Owner occupiers and landlords of buy to let property might typically own homes that are to all intents and purposes quite indistinguishable, but for the fact that the one is the owner’s place of residence whilst the other is occupied by rent-paying tenants.
On the outside, therefore, there may be no great apparent difference, but on the inside there is. The same might be said of standard home owner’s insurance and landlord insurance – on the outside they appear fairly similar, but it is on the inside that the real differences begin to emerge.

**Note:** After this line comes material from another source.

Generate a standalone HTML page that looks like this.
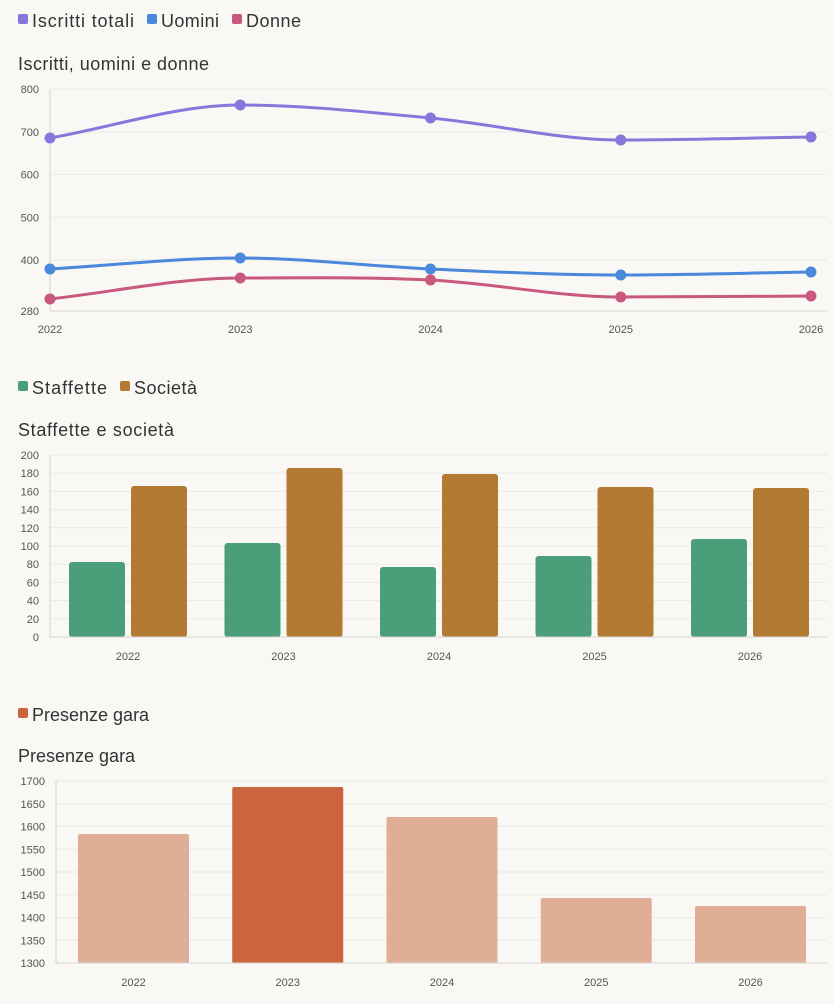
<!DOCTYPE html>
<html><head><meta charset="utf-8"><style>
html,body{margin:0;padding:0;background:#f9f8f5;}
svg{display:block;font-family:"Liberation Sans",sans-serif;}
.t{font-size:11px;fill:#555;}
.lg{font-size:18px;fill:#333;}
.gr{stroke:#ebe9e5;stroke-width:1;}
.ax{stroke:#d6d4d0;stroke-width:1;}
</style></head><body>
<svg id="s" width="834" height="1004" viewBox="0 0 834 1004">
<rect x="18" y="14" width="10" height="10" rx="2" fill="#8577dc"/><text class="lg" x="32" y="27" textLength="102" lengthAdjust="spacing">Iscritti totali</text>
<rect x="147" y="14" width="10" height="10" rx="2" fill="#4a88dc"/><text class="lg" x="161" y="27" textLength="58" lengthAdjust="spacing">Uomini</text>
<rect x="232" y="14" width="10" height="10" rx="2" fill="#c8587e"/><text class="lg" x="246" y="27" textLength="55" lengthAdjust="spacing">Donne</text>
<text class="lg" x="18" y="70" textLength="191" lengthAdjust="spacing">Iscritti, uomini e donne</text>
<g id="c1"></g>
<rect x="18" y="381" width="10" height="10" rx="2" fill="#4a9e79"/><text class="lg" x="32" y="394" textLength="75" lengthAdjust="spacing">Staffette</text>
<rect x="120" y="381" width="10" height="10" rx="2" fill="#b27a32"/><text class="lg" x="134" y="394" textLength="63" lengthAdjust="spacing">Società</text>
<text class="lg" x="18" y="436" textLength="156" lengthAdjust="spacing">Staffette e società</text>
<g id="c2"></g>
<rect x="18" y="708" width="10" height="10" rx="2" fill="#cc643f"/><text class="lg" x="32" y="721">Presenze gara</text>
<text class="lg" x="18" y="762">Presenze gara</text>
<g id="c3"></g>
</svg>
<script>
var NS="http://www.w3.org/2000/svg";
function el(p,t,a,txt){var e=document.createElementNS(NS,t);for(var k in a)e.setAttribute(k,a[k]);if(txt!=null)e.textContent=txt;p.appendChild(e);return e;}
var yrs=["2022","2023","2024","2025","2026"];
var g=document.getElementById("c1");
function y1(v){return 311.2-(v-280)*0.427;}
[800,700,600,500,400].forEach(function(v){el(g,"line",{x1:50,x2:827,y1:y1(v),y2:y1(v),"class":"gr"});});
[800,700,600,500,400,280].forEach(function(v){el(g,"text",{x:39,y:y1(v)+4,"class":"t","text-anchor":"end"},v);});
el(g,"line",{x1:50,x2:50,y1:89,y2:311,"class":"ax"});
el(g,"line",{x1:50,x2:827,y1:311,y2:311,"class":"ax"});
var xs=[50,240.25,430.5,620.75,811];
xs.forEach(function(x,i){el(g,"text",{x:x,y:333,"class":"t","text-anchor":"middle","font-size":"12"},yrs[i]);});
function mono(ys){var n=ys.length,d=[],m=[];for(var i=0;i<n-1;i++)d.push((ys[i+1]-ys[i])/(xs[i+1]-xs[i]));
m[0]=d[0];m[n-1]=d[n-2];for(i=1;i<n-1;i++){m[i]=(d[i-1]*d[i]<=0)?0:(d[i-1]+d[i])/2;}
var p="M"+xs[0]+","+ys[0];for(i=0;i<n-1;i++){var h=(xs[i+1]-xs[i])/3;p+=" C"+(xs[i]+h)+","+(ys[i]+m[i]*h)+" "+(xs[i+1]-h)+","+(ys[i+1]-m[i+1]*h)+" "+xs[i+1]+","+ys[i+1];}return p;}
[[[138,105,118,140,137],"#8577dc"],[[269,258,269,275,272],"#4a88dc"],[[299,278,280,297,296],"#c8587e"]].forEach(function(s){
el(g,"path",{d:mono(s[0]),fill:"none",stroke:s[1],"stroke-width":3});
s[0].forEach(function(y,i){el(g,"circle",{cx:xs[i],cy:y,r:5.5,fill:s[1]});});});
g=document.getElementById("c2");
function y2(v){return 637-v*0.91;}
for(var v=20;v<=200;v+=20)el(g,"line",{x1:50,x2:827,y1:y2(v),y2:y2(v),"class":"gr"});
for(v=0;v<=200;v+=20)el(g,"text",{x:39,y:y2(v)+4,"class":"t","text-anchor":"end"},v);
var gt=[562,543,567,556,539],bt=[486,468,474,487,488];
for(var i=0;i<5;i++){var x0=69+155.5*i;
el(g,"rect",{x:x0,y:gt[i],width:56,height:637-gt[i],rx:3,fill:"#4a9e79"});
el(g,"rect",{x:x0+62,y:bt[i],width:56,height:637-bt[i],rx:3,fill:"#b27a32"});
el(g,"text",{x:x0+59,y:660,"class":"t","text-anchor":"middle","font-size":"12"},yrs[i]);}
el(g,"line",{x1:50,x2:50,y1:455,y2:637,"class":"ax"});
el(g,"line",{x1:50,x2:827,y1:637,y2:637,"class":"ax"});
g=document.getElementById("c3");
function y3(v){return 963-(v-1300)*0.455;}
for(v=1350;v<=1700;v+=50)el(g,"line",{x1:56,x2:827,y1:y3(v),y2:y3(v),"class":"gr"});
for(v=1300;v<=1700;v+=50)el(g,"text",{x:45,y:y3(v)+4,"class":"t","text-anchor":"end"},v);
var pt=[834,787,817,898,906];
for(i=0;i<5;i++){var x0=78+154.25*i;
el(g,"rect",{x:x0,y:pt[i],width:111,height:963-pt[i],rx:2,fill:i==1?"#cc643f":"#e0ae97"});
el(g,"text",{x:x0+55.5,y:986,"class":"t","text-anchor":"middle","font-size":"12"},yrs[i]);}
el(g,"line",{x1:56,x2:56,y1:781,y2:963,"class":"ax"});
el(g,"line",{x1:56,x2:827,y1:963,y2:963,"class":"ax"});
</script>
</body></html>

For a more detailed explanation of just what these differences amount to, you might want to consult a specialist insurance broker – such as those of us here at Cover4LetProperty – for expert advice about the principal elements of cover typically provided:
- probably the greatest area of similarity lies in the protection given to the actual structure and fabric of the property against such major perils as fire, flooding, storm damage, impacts and vandalism;
- in the case both of insurance for owner occupiers and for landlords, the total sum insured for the building or buildings needs to reflect the potential cost of complete reconstruction in the event of a major disaster;
- although the cover may appear similar, however, you still need to inform any mortgage lender with an interest in your property that it is being let to tenants and not occupied by you as your residence;
- if there is a permanent or long-term switch to the property’s use as let premises, you may need to change your mortgage, suggests the government sponsored Money Advice Service
- both standard home insurance and insurance for landlords offer the option of extending cover to the property owners’ possessions;
- in the case of landlord insurance, some policies also include the risk of loss or damage to the property or to its contents as the result of malicious actions on the part of the tenants;
Property owners liability
- although the owner occupier’s insurance might also include indemnity for liabilities as a property owner, in the case of the landlord this might be even more important a safeguard;
- the landlord has a particular duty of care not only to members of the public, but more specifically to his tenants and their visitors;
- if any individual suffers a personal injury or had their property lost or damaged as a result of the landlord’s negligence of his duty of care, the claim for compensation may assume substantial proportions;
- indemnity for landlord’s liability, therefore, typically starts at a minimum level of cover of £1 million – and double this figure is by no means uncommon;
Loss of rental income
- there may be one area in particular where the business function of let property is especially relevant – the generation of rental income;
- so that this source of business income continues to be protected even when the property may be impossible to let for a while – following one of the principal insured events that renders it uninhabitable, for instance – landlord insurance may offer compensation for loss of rental income;
- such compensation is typically limited to a maximum amount equivalent to a percentage of the total building sum insured or to some other figure.
It is important to recognise, therefore, that there are a number of important differences between the standard home policy that might be arranged by the owner occupier and the business insurance that is likely to be required by the owner of let property.
If you let your property to tenants, it is important that you arrange suitable landlord insurance, since insufficient or inappropriate standard home insurance cover is unlikely to provide safeguards against those risks you run as a landlord.